Ammonia decomposition on (1 1 10) and (0 0 1) surfaces of ruthenium

Abstract

The decomposition of ammonia on stepped Ru(1 1 10) and flat Ru(0 0 1) surfaces has been investigated by Auger electron spectroscopy, low-energy electron diffraction, thermal-desorption studies and kinetic studies. The reaction takes place at ca. 400 K, and N₂ and H₂ are formed stoichiometrically. At lower temperatures (< 500 K) the reaction proceeds through the combination of N^*(ads), which is equilibrated with H₂ and NH₃ in the gas phase, and the rate of N₂ formation is expressed as follows: r_N2∝ exp (βθ_N*).

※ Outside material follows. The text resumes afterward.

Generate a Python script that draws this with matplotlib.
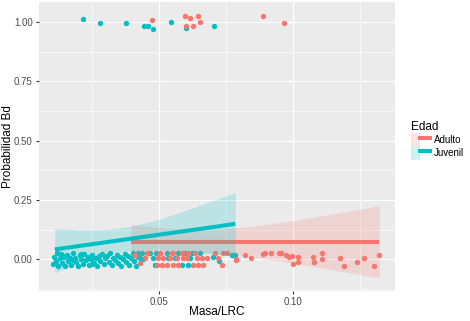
import numpy as np
import matplotlib
matplotlib.use("Agg")
import matplotlib.pyplot as plt
from matplotlib.patches import Patch
from matplotlib.lines import Line2D
from matplotlib.legend_handler import HandlerTuple

plt.rcParams['font.family'] = ['Liberation Sans', 'DejaVu Sans']

# ---- data ----
# jittered observations, Bd = 1
juv_pos_x = [0.0216, 0.0279, 0.0378, 0.0444, 0.0459, 0.0479, 0.0546, 0.0601, 0.0706]
juv_pos_y = [1.014, 0.995, 0.996, 0.982, 0.983, 0.971, 1.000, 0.975, 0.982]
adu_pos_x = [0.0475, 0.0596, 0.0602, 0.0615, 0.0625, 0.0646, 0.0653, 0.0889, 0.0964]
adu_pos_y = [1.010, 1.026, 0.983, 1.018, 0.982, 1.025, 1.001, 1.026, 0.996]

# jittered observations, Bd = 0
juv_neg_x = [0.0105, 0.0110, 0.0115, 0.0120, 0.0124, 0.0130, 0.0135, 0.0140, 0.0146, 0.0150,
             0.0156, 0.0162, 0.0168, 0.0173, 0.0180, 0.0186, 0.0192, 0.0199, 0.0204, 0.0210,
             0.0216, 0.0222, 0.0228, 0.0235, 0.0240, 0.0246, 0.0252, 0.0258, 0.0264, 0.0270,
             0.0276, 0.0282, 0.0288, 0.0294, 0.0300, 0.0306, 0.0312, 0.0318, 0.0324, 0.0330,
             0.0336, 0.0342, 0.0348, 0.0354, 0.0360, 0.0366, 0.0372, 0.0378, 0.0384, 0.0390,
             0.0396, 0.0402, 0.0408, 0.0414, 0.0420, 0.0113, 0.0143, 0.0178, 0.0208, 0.0250,
             0.0421, 0.0429, 0.0436, 0.0442, 0.0466, 0.0479, 0.0485, 0.0488, 0.0529, 0.0535,
             0.0560, 0.0572, 0.0585, 0.0597, 0.0609, 0.0615, 0.0622, 0.0653, 0.0700, 0.0725,
             0.0770, 0.0784]
juv_neg_y = [-0.020, 0.012, -0.005, 0.025, -0.028, 0.005, 0.022, -0.015, 0.010, -0.026,
             0.020, -0.008, 0.004, -0.022, 0.026, 0.008, -0.012, -0.028, 0.018, 0.000,
             -0.018, 0.024, -0.004, 0.012, -0.025, 0.002, 0.020, -0.014, 0.008, -0.027,
             0.016, -0.006, 0.024, -0.020, 0.004, 0.015, -0.010, 0.026, -0.024, 0.006,
             -0.002, 0.020, -0.016, 0.010, -0.028, 0.000, 0.022, -0.012, 0.014, -0.022,
             0.004, 0.025, -0.006, -0.026, 0.012, -0.014, 0.016, -0.004, 0.022, -0.020,
             0.026, 0.005, 0.026, 0.003, 0.026, 0.006, -0.024, 0.026, 0.026, 0.005,
             0.005, 0.026, -0.024, 0.026, -0.024, 0.005, 0.026, 0.026, 0.010, -0.005,
             0.020, 0.018]
adu_neg_x = [0.0411, 0.0430, 0.0448, 0.0454, 0.0491, 0.0497, 0.0504, 0.0510, 0.0516, 0.0529,
             0.0541, 0.0547, 0.0553, 0.0553, 0.0566, 0.0572, 0.0585, 0.0590, 0.0603, 0.0609,
             0.0628, 0.0634, 0.0640, 0.0646, 0.0659, 0.0665, 0.0678, 0.0708, 0.0721, 0.0733,
             0.0739, 0.0752, 0.0787, 0.0787, 0.0819, 0.0843, 0.0887, 0.0895, 0.0917, 0.0948,
             0.0954, 0.0973, 0.0983, 0.0994, 0.1000, 0.1018, 0.1018, 0.1072, 0.1078, 0.1108,
             0.1107, 0.1173, 0.1188, 0.1237, 0.1263, 0.1299, 0.1319]
adu_neg_y = [0.020, -0.015, 0.005, 0.026, -0.024, 0.005, 0.026, -0.024, 0.005, -0.024,
             0.005, 0.026, 0.026, -0.024, 0.005, -0.024, 0.026, 0.005, 0.005, 0.026,
             -0.024, 0.026, 0.005, -0.024, 0.005, -0.024, 0.005, 0.026, 0.005, -0.024,
             0.026, 0.026, 0.000, -0.003, 0.017, 0.004, 0.024, 0.026, 0.026, 0.025,
             0.026, 0.017, 0.010, 0.015, -0.021, 0.011, -0.011, 0.010, -0.012, 0.025,
             0.003, 0.008, -0.029, -0.011, 0.008, -0.029, 0.018]

# fitted lines and confidence bands
juv_fit_x = [0.0112, 0.0200, 0.0300, 0.0400, 0.0500, 0.0600, 0.0700, 0.0784]
juv_fit = [0.042, 0.056, 0.072, 0.088, 0.104, 0.120, 0.136, 0.150]
juv_lo = [-0.058, -0.012, 0.019, 0.037, 0.040, 0.034, 0.025, 0.016]
juv_hi = [0.130, 0.125, 0.125, 0.140, 0.169, 0.207, 0.248, 0.282]

adu_fit_x = [0.0396, 0.050, 0.060, 0.070, 0.080, 0.090, 0.100, 0.110, 0.120, 0.132]
adu_fit = [0.074] * 10
adu_lo = [0.000, 0.0145, 0.023, 0.023, 0.0145, 0.001, -0.016, -0.035, -0.054, -0.078]
adu_hi = [0.148, 0.1335, 0.125, 0.125, 0.1335, 0.147, 0.164, 0.183, 0.202, 0.226]

groups = ['Adulto', 'Juvenil']
colors = {'Adulto': '#F8766D', 'Juvenil': '#00BFC4'}

# ---- plot ----
fig = plt.figure(figsize=(4.70, 3.21), dpi=100)
ax = fig.add_axes([39 / 470, 1 - 291 / 321, 356 / 470, 289 / 321])
ax.set_facecolor('#EBEBEB')

ax.set_xlim(0.00532, 0.13786)
ax.set_ylim(-0.133, 1.084)
ax.set_xticks([0.05, 0.10])
ax.set_xticklabels(['0.05', '0.10'])
ax.set_xticks([0.025, 0.075, 0.125], minor=True)
ax.set_yticks([0.0, 0.25, 0.5, 0.75, 1.0])
ax.set_yticklabels(['0.00', '0.25', '0.50', '0.75', '1.00'])
ax.set_yticks([-0.125, 0.125, 0.375, 0.625, 0.875], minor=True)
ax.grid(which='major', color='white', lw=0.85)
ax.grid(which='minor', color='white', lw=0.45)
ax.set_axisbelow(True)
for s in ax.spines.values():
    s.set_visible(False)
ax.tick_params(which='major', length=2.5, width=0.8, color='#333333',
               labelsize=7, labelcolor='#4D4D4D', pad=2)
ax.tick_params(which='minor', length=0)

# points
ax.scatter(juv_pos_x + juv_neg_x, juv_pos_y + juv_neg_y, s=15, color=colors['Juvenil'],
           linewidths=0, zorder=2)
ax.scatter(adu_pos_x + adu_neg_x, adu_pos_y + adu_neg_y, s=15, color=colors['Adulto'],
           linewidths=0, zorder=2)

# smooths: Adulto first, then Juvenil on top
ax.fill_between(adu_fit_x, adu_lo, adu_hi, color=colors['Adulto'], alpha=0.2, lw=0, zorder=3)
ax.plot(adu_fit_x, adu_fit, color=colors['Adulto'], lw=2.9, zorder=3, solid_capstyle='butt')
ax.fill_between(juv_fit_x, juv_lo, juv_hi, color=colors['Juvenil'], alpha=0.2, lw=0, zorder=3)
ax.plot(juv_fit_x, juv_fit, color=colors['Juvenil'], lw=2.9, zorder=3, solid_capstyle='butt')

ax.set_xlabel('Masa/LRC', fontsize=8.5, va='center')
ax.xaxis.set_label_coords(0.5, -21 / 289)
ax.set_ylabel('Probabilidad Bd', fontsize=8.5, va='center')
ax.yaxis.set_label_coords(-31 / 356, 0.5)

handles = [(Patch(facecolor=colors[g], alpha=0.2, lw=0),
            Line2D([], [], color=colors[g], lw=2.9)) for g in groups]
leg = fig.legend(handles, groups, title='Edad', loc='upper left',
                 bbox_to_anchor=(409 / 470, 1 - 119 / 321), frameon=False,
                 handler_map={tuple: HandlerTuple(ndivide=None, pad=0)},
                 fontsize=7, title_fontsize=8.5, handlelength=1.95, handleheight=1.75,
                 handletextpad=0.4, labelspacing=0.0, borderaxespad=0, borderpad=0.2)
leg._legend_box.align = 'left'

fig.savefig('out.png', dpi=100)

The reaction takes place via a typical Temkin–Pyzhev mechanism in which an isotope effect for the hydrogen atoms in the ammonia molecule is observed, i.e. the rate of NH₃ decomposition is 1.5 times as fast as that of ND₃. The formation of N^*(ads), which is observed as a peak at 570 K in the thermal-desorption spectra for N₂, takes place preferentially on the stepped sites. Therefore, in the transient state the rate of N₂ formation on the stepped Ru(1 1 10) surface is an order of magnitude faster than that on the flat Ru(0 0 1) surface, although the steady-state reaction rate is twice that on the flat surface. This means that stepped sites on the Ru surface play an important role in breaking the N—H bond.

On the other hand, at higher temperatures (> 600 K) the rate of reaction is linearly dependent on ammonia pressure only and independent of hydrogen and nitrogen pressures; the amount of adsorbed hydrogen on the surface was negligible. Since no isotope effect was observed, the reaction is thought to proceed through the recombination of N(ads) on the surface.